● **GIVEN PROBLEM**
For each line that holds "Reproduce", copy the line out.

* Start DATASET ROWS *

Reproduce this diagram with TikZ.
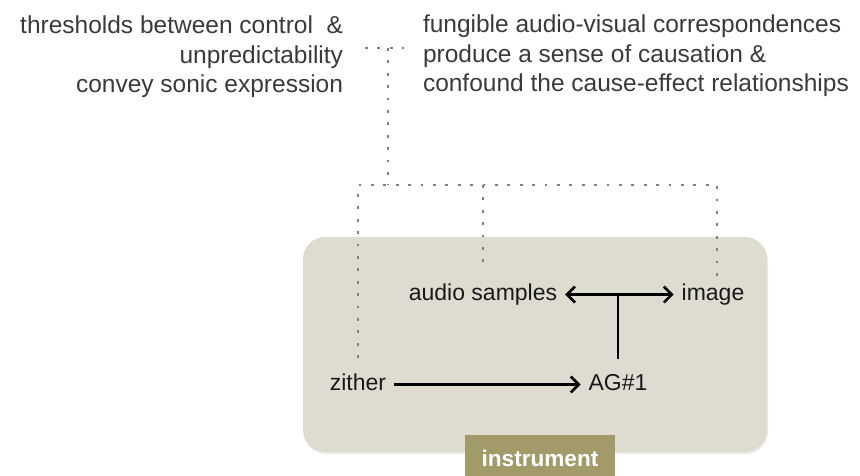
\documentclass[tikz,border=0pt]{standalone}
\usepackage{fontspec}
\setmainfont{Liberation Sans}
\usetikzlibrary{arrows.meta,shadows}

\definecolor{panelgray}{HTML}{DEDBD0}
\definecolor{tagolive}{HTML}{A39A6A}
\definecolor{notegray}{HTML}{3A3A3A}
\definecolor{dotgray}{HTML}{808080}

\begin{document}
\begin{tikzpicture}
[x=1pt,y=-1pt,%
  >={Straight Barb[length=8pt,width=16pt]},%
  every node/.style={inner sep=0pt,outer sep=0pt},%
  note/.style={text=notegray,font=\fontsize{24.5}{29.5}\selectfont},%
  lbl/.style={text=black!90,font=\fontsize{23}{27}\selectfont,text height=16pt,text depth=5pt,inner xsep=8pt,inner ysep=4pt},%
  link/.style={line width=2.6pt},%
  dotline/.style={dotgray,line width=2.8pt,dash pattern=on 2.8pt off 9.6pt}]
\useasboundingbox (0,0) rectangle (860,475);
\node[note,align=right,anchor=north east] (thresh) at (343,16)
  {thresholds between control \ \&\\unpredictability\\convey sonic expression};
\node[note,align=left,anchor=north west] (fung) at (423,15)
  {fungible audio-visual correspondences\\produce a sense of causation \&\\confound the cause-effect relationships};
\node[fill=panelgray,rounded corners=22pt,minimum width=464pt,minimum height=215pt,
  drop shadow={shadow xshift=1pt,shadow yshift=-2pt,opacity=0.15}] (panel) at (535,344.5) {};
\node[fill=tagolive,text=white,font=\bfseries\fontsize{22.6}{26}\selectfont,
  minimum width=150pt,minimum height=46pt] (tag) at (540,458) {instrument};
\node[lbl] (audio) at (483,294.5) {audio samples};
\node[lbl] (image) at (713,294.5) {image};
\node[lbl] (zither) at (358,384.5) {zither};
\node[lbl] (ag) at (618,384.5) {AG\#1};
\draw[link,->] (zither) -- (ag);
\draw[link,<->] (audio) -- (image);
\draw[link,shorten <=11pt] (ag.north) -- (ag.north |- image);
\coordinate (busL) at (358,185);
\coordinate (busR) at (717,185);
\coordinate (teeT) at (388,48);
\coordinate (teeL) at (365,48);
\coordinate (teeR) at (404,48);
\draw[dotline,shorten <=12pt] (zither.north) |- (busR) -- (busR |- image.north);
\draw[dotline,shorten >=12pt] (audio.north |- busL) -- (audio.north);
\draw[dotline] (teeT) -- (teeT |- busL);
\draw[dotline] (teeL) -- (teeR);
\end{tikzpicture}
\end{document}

* End DATASET ROWS *
* Start DATASET ROWS *

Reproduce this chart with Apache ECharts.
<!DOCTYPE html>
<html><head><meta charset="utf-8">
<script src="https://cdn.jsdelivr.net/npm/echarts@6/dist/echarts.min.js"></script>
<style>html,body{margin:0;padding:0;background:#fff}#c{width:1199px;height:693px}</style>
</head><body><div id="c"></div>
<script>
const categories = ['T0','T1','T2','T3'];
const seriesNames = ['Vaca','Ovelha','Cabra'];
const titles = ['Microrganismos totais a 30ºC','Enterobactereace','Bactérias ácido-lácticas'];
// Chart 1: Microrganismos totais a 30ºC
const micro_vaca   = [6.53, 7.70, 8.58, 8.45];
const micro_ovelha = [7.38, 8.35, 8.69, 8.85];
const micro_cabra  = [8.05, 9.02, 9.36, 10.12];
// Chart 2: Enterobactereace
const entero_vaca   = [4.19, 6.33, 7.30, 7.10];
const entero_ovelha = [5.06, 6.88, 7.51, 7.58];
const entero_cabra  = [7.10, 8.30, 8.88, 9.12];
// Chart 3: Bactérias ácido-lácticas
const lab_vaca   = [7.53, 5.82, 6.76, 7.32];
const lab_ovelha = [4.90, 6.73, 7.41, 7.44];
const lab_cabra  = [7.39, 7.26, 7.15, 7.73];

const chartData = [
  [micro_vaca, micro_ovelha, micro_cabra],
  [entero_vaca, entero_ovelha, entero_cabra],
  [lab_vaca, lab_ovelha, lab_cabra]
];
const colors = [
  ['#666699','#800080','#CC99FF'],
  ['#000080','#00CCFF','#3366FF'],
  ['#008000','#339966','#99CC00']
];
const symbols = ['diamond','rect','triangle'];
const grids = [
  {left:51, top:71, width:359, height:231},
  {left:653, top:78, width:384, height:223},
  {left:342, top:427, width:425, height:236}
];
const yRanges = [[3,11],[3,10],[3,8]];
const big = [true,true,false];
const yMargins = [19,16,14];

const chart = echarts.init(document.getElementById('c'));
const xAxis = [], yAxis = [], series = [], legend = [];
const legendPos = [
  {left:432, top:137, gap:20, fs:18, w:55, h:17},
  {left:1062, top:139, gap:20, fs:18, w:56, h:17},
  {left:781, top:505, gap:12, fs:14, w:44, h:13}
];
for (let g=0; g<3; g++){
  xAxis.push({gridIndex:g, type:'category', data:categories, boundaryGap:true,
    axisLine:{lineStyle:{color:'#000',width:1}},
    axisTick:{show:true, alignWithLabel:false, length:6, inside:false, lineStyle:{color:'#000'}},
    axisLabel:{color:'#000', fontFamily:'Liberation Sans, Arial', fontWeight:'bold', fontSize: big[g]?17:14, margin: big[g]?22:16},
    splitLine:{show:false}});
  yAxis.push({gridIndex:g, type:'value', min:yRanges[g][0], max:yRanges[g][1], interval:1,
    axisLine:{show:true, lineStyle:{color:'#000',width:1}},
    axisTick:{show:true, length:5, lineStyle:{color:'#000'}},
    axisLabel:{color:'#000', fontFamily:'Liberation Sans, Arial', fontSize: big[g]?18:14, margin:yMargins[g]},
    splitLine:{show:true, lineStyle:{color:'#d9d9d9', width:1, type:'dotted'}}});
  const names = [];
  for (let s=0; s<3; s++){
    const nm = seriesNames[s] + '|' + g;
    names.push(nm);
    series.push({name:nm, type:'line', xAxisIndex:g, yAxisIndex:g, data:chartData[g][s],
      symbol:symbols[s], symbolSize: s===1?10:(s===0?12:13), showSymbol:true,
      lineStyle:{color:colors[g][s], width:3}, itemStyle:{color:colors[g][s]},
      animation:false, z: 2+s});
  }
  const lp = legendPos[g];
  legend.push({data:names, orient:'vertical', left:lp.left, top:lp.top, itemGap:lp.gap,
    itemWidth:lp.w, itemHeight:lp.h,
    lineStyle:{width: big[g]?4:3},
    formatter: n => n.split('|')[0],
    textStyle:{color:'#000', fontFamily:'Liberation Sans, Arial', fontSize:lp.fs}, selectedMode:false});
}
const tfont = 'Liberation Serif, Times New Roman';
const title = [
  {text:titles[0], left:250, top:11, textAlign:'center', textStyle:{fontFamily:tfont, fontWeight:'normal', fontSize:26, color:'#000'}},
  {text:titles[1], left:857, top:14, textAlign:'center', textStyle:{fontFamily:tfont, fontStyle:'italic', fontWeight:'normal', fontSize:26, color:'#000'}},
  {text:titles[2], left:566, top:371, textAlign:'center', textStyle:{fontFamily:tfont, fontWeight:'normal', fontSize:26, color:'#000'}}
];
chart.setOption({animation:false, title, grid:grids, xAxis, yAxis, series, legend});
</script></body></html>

* End DATASET ROWS *

● **FINISHED EXERCISE**
Reproduce this diagram with TikZ.
Reproduce this chart with Apache ECharts.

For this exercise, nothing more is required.